**Your instructions:**
Copy the material that follows word for word and omit its pictures.

**Records for the task:**
◆ ◆ ◆ ◆ ◆

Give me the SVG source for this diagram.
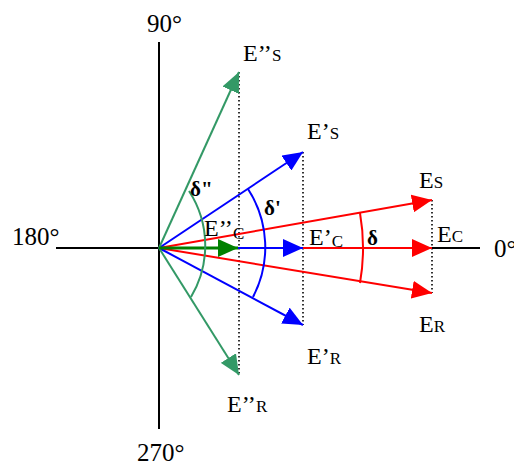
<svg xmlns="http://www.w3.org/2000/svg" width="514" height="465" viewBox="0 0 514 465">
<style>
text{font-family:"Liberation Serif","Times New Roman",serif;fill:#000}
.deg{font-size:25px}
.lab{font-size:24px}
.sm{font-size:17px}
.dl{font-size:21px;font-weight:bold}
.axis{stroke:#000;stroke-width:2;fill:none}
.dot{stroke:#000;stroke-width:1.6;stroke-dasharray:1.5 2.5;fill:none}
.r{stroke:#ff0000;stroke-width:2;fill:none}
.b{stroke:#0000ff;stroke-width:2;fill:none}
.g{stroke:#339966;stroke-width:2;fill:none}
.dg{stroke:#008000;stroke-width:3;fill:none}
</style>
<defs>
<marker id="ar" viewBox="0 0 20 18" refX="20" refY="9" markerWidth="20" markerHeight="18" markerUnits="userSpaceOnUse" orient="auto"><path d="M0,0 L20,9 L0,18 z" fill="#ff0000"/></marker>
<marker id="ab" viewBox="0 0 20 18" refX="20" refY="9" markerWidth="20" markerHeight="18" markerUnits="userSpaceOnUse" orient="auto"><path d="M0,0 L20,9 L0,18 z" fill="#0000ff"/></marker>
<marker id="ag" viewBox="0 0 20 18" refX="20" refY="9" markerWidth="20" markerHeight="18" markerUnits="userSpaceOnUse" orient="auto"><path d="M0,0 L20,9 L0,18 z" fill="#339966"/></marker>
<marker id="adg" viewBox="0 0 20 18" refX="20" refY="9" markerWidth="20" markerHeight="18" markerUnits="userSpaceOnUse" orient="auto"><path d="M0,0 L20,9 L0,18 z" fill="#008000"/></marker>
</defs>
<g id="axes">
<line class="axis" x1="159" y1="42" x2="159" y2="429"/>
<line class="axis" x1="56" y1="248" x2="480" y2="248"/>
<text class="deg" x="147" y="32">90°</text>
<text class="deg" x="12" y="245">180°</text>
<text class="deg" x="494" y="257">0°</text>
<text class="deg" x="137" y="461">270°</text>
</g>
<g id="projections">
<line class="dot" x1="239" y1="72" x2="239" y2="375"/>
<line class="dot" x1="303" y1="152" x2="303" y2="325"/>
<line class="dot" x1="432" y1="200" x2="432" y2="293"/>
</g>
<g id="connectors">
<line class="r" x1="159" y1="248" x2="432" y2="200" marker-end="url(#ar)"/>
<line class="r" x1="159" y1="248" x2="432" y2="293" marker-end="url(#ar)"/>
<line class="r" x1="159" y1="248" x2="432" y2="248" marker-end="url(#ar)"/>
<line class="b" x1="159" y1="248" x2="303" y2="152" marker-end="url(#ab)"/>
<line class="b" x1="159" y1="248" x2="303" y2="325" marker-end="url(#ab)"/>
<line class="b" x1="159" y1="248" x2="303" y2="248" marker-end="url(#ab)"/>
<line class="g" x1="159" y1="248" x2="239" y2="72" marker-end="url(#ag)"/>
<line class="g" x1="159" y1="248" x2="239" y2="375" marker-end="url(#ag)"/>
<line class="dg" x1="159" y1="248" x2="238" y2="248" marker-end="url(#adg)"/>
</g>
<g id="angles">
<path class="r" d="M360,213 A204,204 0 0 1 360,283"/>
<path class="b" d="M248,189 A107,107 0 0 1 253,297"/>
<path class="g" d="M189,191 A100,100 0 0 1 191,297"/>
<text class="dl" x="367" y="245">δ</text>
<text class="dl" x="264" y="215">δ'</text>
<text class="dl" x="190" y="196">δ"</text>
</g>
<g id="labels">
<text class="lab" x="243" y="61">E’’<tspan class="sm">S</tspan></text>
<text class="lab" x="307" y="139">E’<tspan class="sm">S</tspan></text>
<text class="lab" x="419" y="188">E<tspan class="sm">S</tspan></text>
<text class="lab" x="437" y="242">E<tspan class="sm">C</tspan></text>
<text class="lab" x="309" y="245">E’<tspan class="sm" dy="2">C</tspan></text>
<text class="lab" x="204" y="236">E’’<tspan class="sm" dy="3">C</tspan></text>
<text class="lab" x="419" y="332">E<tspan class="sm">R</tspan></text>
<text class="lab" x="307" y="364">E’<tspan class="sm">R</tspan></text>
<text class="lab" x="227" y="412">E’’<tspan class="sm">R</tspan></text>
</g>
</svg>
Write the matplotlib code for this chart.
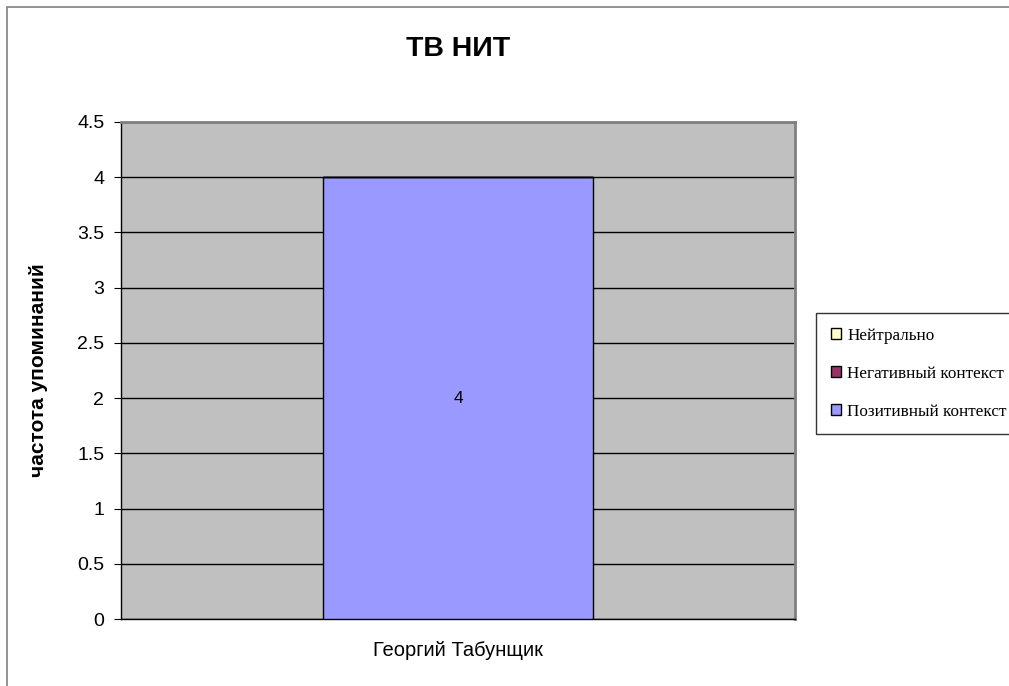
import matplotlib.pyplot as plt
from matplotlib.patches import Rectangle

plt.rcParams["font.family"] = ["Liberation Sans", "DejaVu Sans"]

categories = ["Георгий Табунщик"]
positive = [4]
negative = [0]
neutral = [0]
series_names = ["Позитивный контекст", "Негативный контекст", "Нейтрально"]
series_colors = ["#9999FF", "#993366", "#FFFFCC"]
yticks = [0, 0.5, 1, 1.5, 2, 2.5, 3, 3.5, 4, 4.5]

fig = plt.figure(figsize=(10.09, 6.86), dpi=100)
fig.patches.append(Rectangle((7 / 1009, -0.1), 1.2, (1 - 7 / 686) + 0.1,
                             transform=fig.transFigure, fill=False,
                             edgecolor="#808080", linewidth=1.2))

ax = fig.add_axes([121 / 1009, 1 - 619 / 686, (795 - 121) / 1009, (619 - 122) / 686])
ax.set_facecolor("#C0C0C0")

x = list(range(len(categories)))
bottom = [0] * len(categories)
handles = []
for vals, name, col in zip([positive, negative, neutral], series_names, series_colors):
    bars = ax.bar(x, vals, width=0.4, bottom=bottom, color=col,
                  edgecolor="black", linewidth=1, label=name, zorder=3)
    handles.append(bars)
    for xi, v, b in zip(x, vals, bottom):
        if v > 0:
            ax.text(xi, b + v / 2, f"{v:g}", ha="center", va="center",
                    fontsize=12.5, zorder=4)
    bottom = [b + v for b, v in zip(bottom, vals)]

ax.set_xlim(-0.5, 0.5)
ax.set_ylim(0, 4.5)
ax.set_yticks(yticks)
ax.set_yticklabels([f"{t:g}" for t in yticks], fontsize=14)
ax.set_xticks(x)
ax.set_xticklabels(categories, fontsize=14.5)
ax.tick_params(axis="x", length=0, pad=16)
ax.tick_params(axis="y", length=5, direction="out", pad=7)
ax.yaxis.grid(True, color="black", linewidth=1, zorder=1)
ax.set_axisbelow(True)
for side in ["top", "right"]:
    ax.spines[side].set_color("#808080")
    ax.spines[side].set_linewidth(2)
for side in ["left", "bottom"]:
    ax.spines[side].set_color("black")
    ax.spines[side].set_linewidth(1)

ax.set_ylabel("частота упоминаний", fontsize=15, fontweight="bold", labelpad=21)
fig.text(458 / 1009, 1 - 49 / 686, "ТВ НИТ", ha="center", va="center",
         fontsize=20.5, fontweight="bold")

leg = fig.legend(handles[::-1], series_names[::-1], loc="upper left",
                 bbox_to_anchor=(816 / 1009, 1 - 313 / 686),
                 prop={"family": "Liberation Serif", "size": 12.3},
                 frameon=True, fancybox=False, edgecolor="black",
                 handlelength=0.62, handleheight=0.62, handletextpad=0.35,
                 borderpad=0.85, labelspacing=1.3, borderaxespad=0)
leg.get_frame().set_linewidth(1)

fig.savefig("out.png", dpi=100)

◆ ◆ ◆ ◆ ◆

**Worked answer:**
Give me the SVG source for this diagram.
<svg xmlns="http://www.w3.org/2000/svg" width="514" height="465" viewBox="0 0 514 465">
<style>
text{font-family:"Liberation Serif","Times New Roman",serif;fill:#000}
.deg{font-size:25px}
.lab{font-size:24px}
.sm{font-size:17px}
.dl{font-size:21px;font-weight:bold}
.axis{stroke:#000;stroke-width:2;fill:none}
.dot{stroke:#000;stroke-width:1.6;stroke-dasharray:1.5 2.5;fill:none}
.r{stroke:#ff0000;stroke-width:2;fill:none}
.b{stroke:#0000ff;stroke-width:2;fill:none}
.g{stroke:#339966;stroke-width:2;fill:none}
.dg{stroke:#008000;stroke-width:3;fill:none}
</style>
<defs>
<marker id="ar" viewBox="0 0 20 18" refX="20" refY="9" markerWidth="20" markerHeight="18" markerUnits="userSpaceOnUse" orient="auto"><path d="M0,0 L20,9 L0,18 z" fill="#ff0000"/></marker>
<marker id="ab" viewBox="0 0 20 18" refX="20" refY="9" markerWidth="20" markerHeight="18" markerUnits="userSpaceOnUse" orient="auto"><path d="M0,0 L20,9 L0,18 z" fill="#0000ff"/></marker>
<marker id="ag" viewBox="0 0 20 18" refX="20" refY="9" markerWidth="20" markerHeight="18" markerUnits="userSpaceOnUse" orient="auto"><path d="M0,0 L20,9 L0,18 z" fill="#339966"/></marker>
<marker id="adg" viewBox="0 0 20 18" refX="20" refY="9" markerWidth="20" markerHeight="18" markerUnits="userSpaceOnUse" orient="auto"><path d="M0,0 L20,9 L0,18 z" fill="#008000"/></marker>
</defs>
<g id="axes">
<line class="axis" x1="159" y1="42" x2="159" y2="429"/>
<line class="axis" x1="56" y1="248" x2="480" y2="248"/>
<text class="deg" x="147" y="32">90°</text>
<text class="deg" x="12" y="245">180°</text>
<text class="deg" x="494" y="257">0°</text>
<text class="deg" x="137" y="461">270°</text>
</g>
<g id="projections">
<line class="dot" x1="239" y1="72" x2="239" y2="375"/>
<line class="dot" x1="303" y1="152" x2="303" y2="325"/>
<line class="dot" x1="432" y1="200" x2="432" y2="293"/>
</g>
<g id="connectors">
<line class="r" x1="159" y1="248" x2="432" y2="200" marker-end="url(#ar)"/>
<line class="r" x1="159" y1="248" x2="432" y2="293" marker-end="url(#ar)"/>
<line class="r" x1="159" y1="248" x2="432" y2="248" marker-end="url(#ar)"/>
<line class="b" x1="159" y1="248" x2="303" y2="152" marker-end="url(#ab)"/>
<line class="b" x1="159" y1="248" x2="303" y2="325" marker-end="url(#ab)"/>
<line class="b" x1="159" y1="248" x2="303" y2="248" marker-end="url(#ab)"/>
<line class="g" x1="159" y1="248" x2="239" y2="72" marker-end="url(#ag)"/>
<line class="g" x1="159" y1="248" x2="239" y2="375" marker-end="url(#ag)"/>
<line class="dg" x1="159" y1="248" x2="238" y2="248" marker-end="url(#adg)"/>
</g>
<g id="angles">
<path class="r" d="M360,213 A204,204 0 0 1 360,283"/>
<path class="b" d="M248,189 A107,107 0 0 1 253,297"/>
<path class="g" d="M189,191 A100,100 0 0 1 191,297"/>
<text class="dl" x="367" y="245">δ</text>
<text class="dl" x="264" y="215">δ'</text>
<text class="dl" x="190" y="196">δ"</text>
</g>
<g id="labels">
<text class="lab" x="243" y="61">E’’<tspan class="sm">S</tspan></text>
<text class="lab" x="307" y="139">E’<tspan class="sm">S</tspan></text>
<text class="lab" x="419" y="188">E<tspan class="sm">S</tspan></text>
<text class="lab" x="437" y="242">E<tspan class="sm">C</tspan></text>
<text class="lab" x="309" y="245">E’<tspan class="sm" dy="2">C</tspan></text>
<text class="lab" x="204" y="236">E’’<tspan class="sm" dy="3">C</tspan></text>
<text class="lab" x="419" y="332">E<tspan class="sm">R</tspan></text>
<text class="lab" x="307" y="364">E’<tspan class="sm">R</tspan></text>
<text class="lab" x="227" y="412">E’’<tspan class="sm">R</tspan></text>
</g>
</svg>
Write the matplotlib code for this chart.
import matplotlib.pyplot as plt
from matplotlib.patches import Rectangle

plt.rcParams["font.family"] = ["Liberation Sans", "DejaVu Sans"]

categories = ["Георгий Табунщик"]
positive = [4]
negative = [0]
neutral = [0]
series_names = ["Позитивный контекст", "Негативный контекст", "Нейтрально"]
series_colors = ["#9999FF", "#993366", "#FFFFCC"]
yticks = [0, 0.5, 1, 1.5, 2, 2.5, 3, 3.5, 4, 4.5]

fig = plt.figure(figsize=(10.09, 6.86), dpi=100)
fig.patches.append(Rectangle((7 / 1009, -0.1), 1.2, (1 - 7 / 686) + 0.1,
                             transform=fig.transFigure, fill=False,
                             edgecolor="#808080", linewidth=1.2))

ax = fig.add_axes([121 / 1009, 1 - 619 / 686, (795 - 121) / 1009, (619 - 122) / 686])
ax.set_facecolor("#C0C0C0")

x = list(range(len(categories)))
bottom = [0] * len(categories)
handles = []
for vals, name, col in zip([positive, negative, neutral], series_names, series_colors):
    bars = ax.bar(x, vals, width=0.4, bottom=bottom, color=col,
                  edgecolor="black", linewidth=1, label=name, zorder=3)
    handles.append(bars)
    for xi, v, b in zip(x, vals, bottom):
        if v > 0:
            ax.text(xi, b + v / 2, f"{v:g}", ha="center", va="center",
                    fontsize=12.5, zorder=4)
    bottom = [b + v for b, v in zip(bottom, vals)]

ax.set_xlim(-0.5, 0.5)
ax.set_ylim(0, 4.5)
ax.set_yticks(yticks)
ax.set_yticklabels([f"{t:g}" for t in yticks], fontsize=14)
ax.set_xticks(x)
ax.set_xticklabels(categories, fontsize=14.5)
ax.tick_params(axis="x", length=0, pad=16)
ax.tick_params(axis="y", length=5, direction="out", pad=7)
ax.yaxis.grid(True, color="black", linewidth=1, zorder=1)
ax.set_axisbelow(True)
for side in ["top", "right"]:
    ax.spines[side].set_color("#808080")
    ax.spines[side].set_linewidth(2)
for side in ["left", "bottom"]:
    ax.spines[side].set_color("black")
    ax.spines[side].set_linewidth(1)

ax.set_ylabel("частота упоминаний", fontsize=15, fontweight="bold", labelpad=21)
fig.text(458 / 1009, 1 - 49 / 686, "ТВ НИТ", ha="center", va="center",
         fontsize=20.5, fontweight="bold")

leg = fig.legend(handles[::-1], series_names[::-1], loc="upper left",
                 bbox_to_anchor=(816 / 1009, 1 - 313 / 686),
                 prop={"family": "Liberation Serif", "size": 12.3},
                 frameon=True, fancybox=False, edgecolor="black",
                 handlelength=0.62, handleheight=0.62, handletextpad=0.35,
                 borderpad=0.85, labelspacing=1.3, borderaxespad=0)
leg.get_frame().set_linewidth(1)

fig.savefig("out.png", dpi=100)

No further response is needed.